Sunday, May 06, 2007

Russia: Land of the Tsars

I spent today immersed in the History Channel's DVD, Russia: Land of the Tsars. Two of the leaders have been central to my research of Russia. These two leaders are Peter the Great and Catherine the Great. I have read numerous books of each of them, but the Land of the Tsars helps to pull all of these generations together. Two points in particular stand out to me. Peter the Great's lack of designating an heir mars a remarkable life and incredible achievement. Yet, it is understandable that one always thinks there will be time to handle the matter of inheritance. My fascination of Catherine the Great expands with each book and movie I encounter. Without her, I would have been the direct descendent of Luxembourgh and Germany without the unique history of the Germans from Russia. Her attempts at reform were outstanding by any standard.

Understanding the Tsars and Russia is tantamount to understanding how my ancestors survived during their 2 and half centuries living in the Volga River basin. Sweeping cinematography offers gorgeous views Russia's land and architecture.
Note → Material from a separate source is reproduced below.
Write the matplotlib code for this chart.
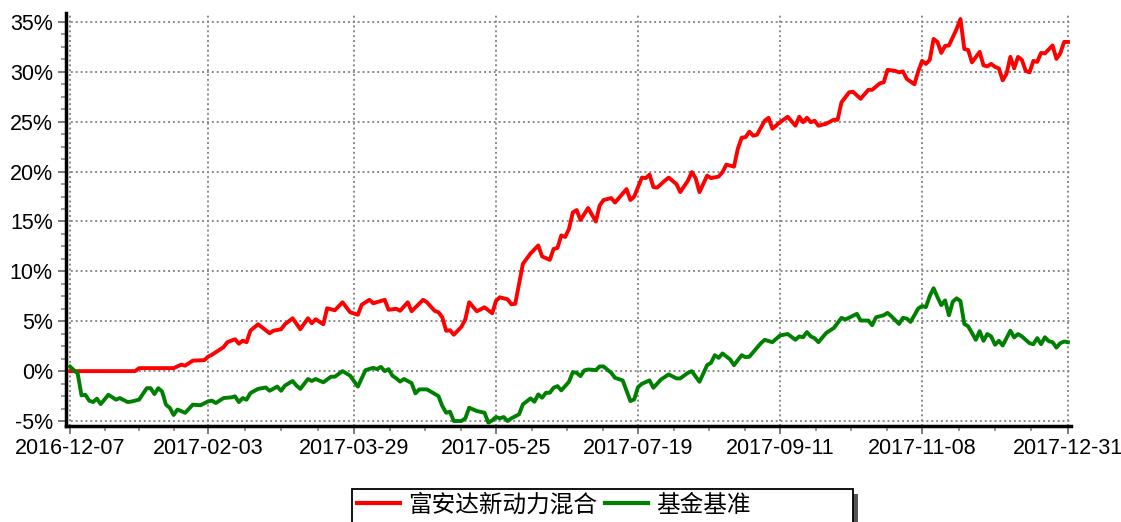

The artwork and portraits are exquisite and gives one a sense of the family's regal stance. Of course, the voice of Edward Herrmann phenomenally enhances the program. His strong voice heralds the beginning and the demise of each Romanov generation. I find it oddly comforting that my grandmother's maiden name was Herrmann.

Saturday, May 05, 2007

Reinwald 1798 Census

The Reinwald census of 1798 shows Herzogs, Kerbers and Reimers as the original settlers of this small village. This verifies the hometown for my maternal ancestors as far as I am concerned. The oral history, death notice documentation, and ship manifests all match back to Reinwald. Now I need to fill the gap from my grandfather and great grandfather back to the orignal settlers. Again, I am in awe of the names and how each generation repeats the names. I am extremely impressed how in the United States, some of the names have survived despite 3 generations.